Now I am totally convinced Jun Abaya and General Honrado never left. The name of the new transport secretary may be Art Tugade, but he could well be Jun Abaya because the lack of leadership is similar.

Duterte’s new NAIA GM may be a fellow named Ed Monreal, but he could have been named General Honrado given the bad experience I had last Thursday and last Monday and the same excuses. Worse, Monreal was supposed to be more qualified because of his experience as a local official of Cathay Pacific, which is better than just being an Air Force general in managing a civil aviation facility.

Tolerating Tugade’s and Monreal’s lack of performance will make Duterte look as incompetent as P-Noy. 

Duterte promised change. Tugade promised change. Monreal said he would introduce change. But change requires leadership, not lordship. My experience last Monday is something expected under P-Noy’s imperial watch… so, no change yet after over a year.

This lack of respect for other people’s time, this cavalier attitude of lordship, is the exact same thing that made me lose respect for the Aquino administration. The recent decline in Duterte’s ratings will become a free fall unless he is able to make sure his officials stop acting like imperial overlords and start delivering on the promised change.

Our Airbus 320 burned jet fuel uselessly for one hour as it idled on the tarmac. Then again, we could have wasted more fuel circling, while trying to land, so we should learn to count our blessings. I am getting the impression that neither Tugade nor Monreal cares.

I had high hopes that because Tugade and Monreal came from the private sector, they would really introduce change and give the public long awaited relief. But both have become useless bureaucrats in a little over year.

Since the airlines are the visible public faces, the passengers vent their ire on them, when in fact it is the fault of incompetent airport bureaucrats. The Duterte administration has also done nothing about the congestion problem at NAIA.

I personally experienced the aircon system at Terminal 3 not working well, with Monreal giving no better explanation than General Honrado. That’s why I have been saying it is better to have an experienced mall manager working for a private company run the terminals because they know they cannot afford even an hour’s aircon system malfunction.

Money shouldn’t be a problem because NAIA, through MIAA, sends back to the National Treasury its excess collections of fees. This is wrong because those fees are not taxes. Those fees are supposed to pay for services needed to run the airport smoothly.

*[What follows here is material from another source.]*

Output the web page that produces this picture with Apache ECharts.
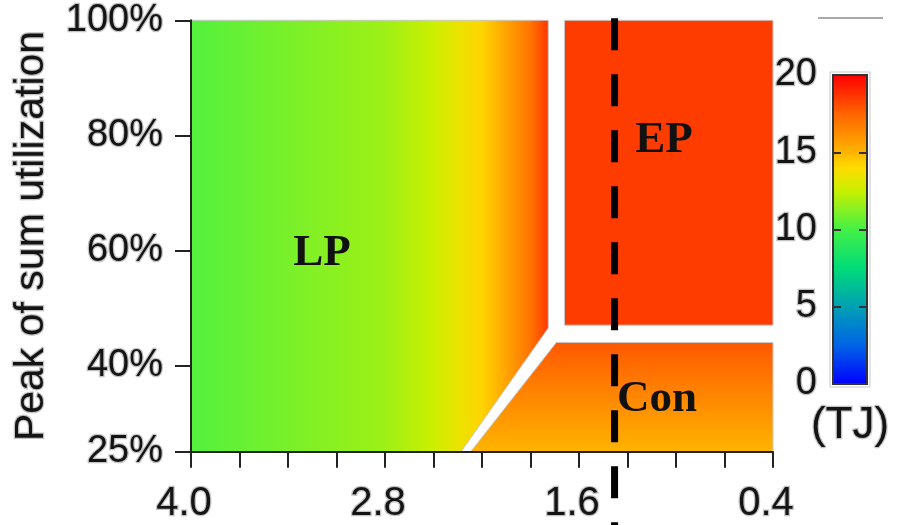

Of course, NAIA suffers in comparison because I just spent the weekend in Hanoi where the infrastructures, including the airport not only work well, but look good. Don’t tell me that’s because they have a dictatorial communist government.

We had a dictatorial government too during martial law under Marcos, but we never got the benefits Vietnam now enjoys. The Vietnamese people seem to be prospering, while only Marcos and his cronies prospered during an era when we could have grown by leaps and bounds.

Indeed, if we have a dictatorial government now, services will deteriorate further because people can’t complain. If NAIA management is able to ignore our persistent calls for international quality services when we can publicly complain, you can imagine what horrors they can do under cover of secrecy.

That’s why I believe airports should be managed by the private sector. Megawide in Cebu is starting to prove that the private sector can do better.

Tugade cancelled the NEDA approved privatization of NAIA’s operations and management. But he doesn’t have a better idea of how to improve things. Perhaps he can tell us his plans with firm completion dates. Better yet, Duterte should require him to show progress.

I am sure they have a thousand excuses for my lousy experience at NAIA over the weekend, but nothing is valid nor credible. The fact remains our plane sat on the tarmac because someone goofed in slotting. I am sure that during Monreal’s Cathay Pacific days, what happened to our flight would have been totally unacceptable.